Honestly, I’ve been a bit of a mess. I’ve cried a few times thinking about the wonder of it all, but also remembering the all too familiar sting of pain at the loss of my first little angel. Granted, I was pregnant again the Mother’s Day after my miscarriage, but I still thought about the fact that my little angel would have been 4 months old.
Today my heart is heavy for those struggling with infertility. It’s heavy for those who have lost babies. It’s heavy for those who can no longer call their mother’s today to wish them a Happy Mother’s Day. It’s heavy for those in foster care or orphanages who don’t know who their mother is. It’s heavy for those who have severed relationships with their mother for whatever reason. Several friends come to mind, and my heart grieves for you, but my prayers continue for you.

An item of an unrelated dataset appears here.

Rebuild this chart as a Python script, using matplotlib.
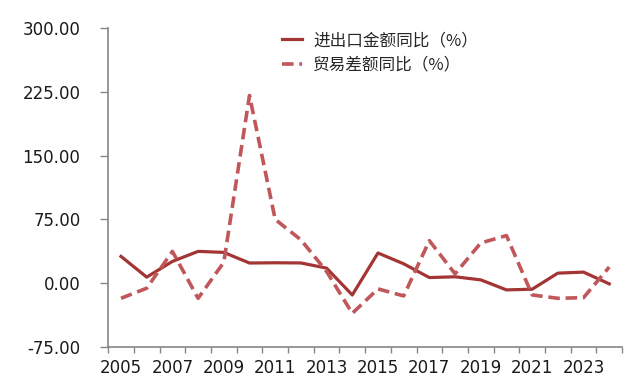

When I say God blessed me with Shiloh, I’m not saying you aren’t blessed. We are ALL so very blessed. Some, in different ways than others. But we all have so very much to be thankful for.
So today, know that you are thought of, prayed for, and loved. Take joy in knowing that you can be a spiritual mother to many. There are so many hurting, broken children in the world. More importantly, never lose hope for the future.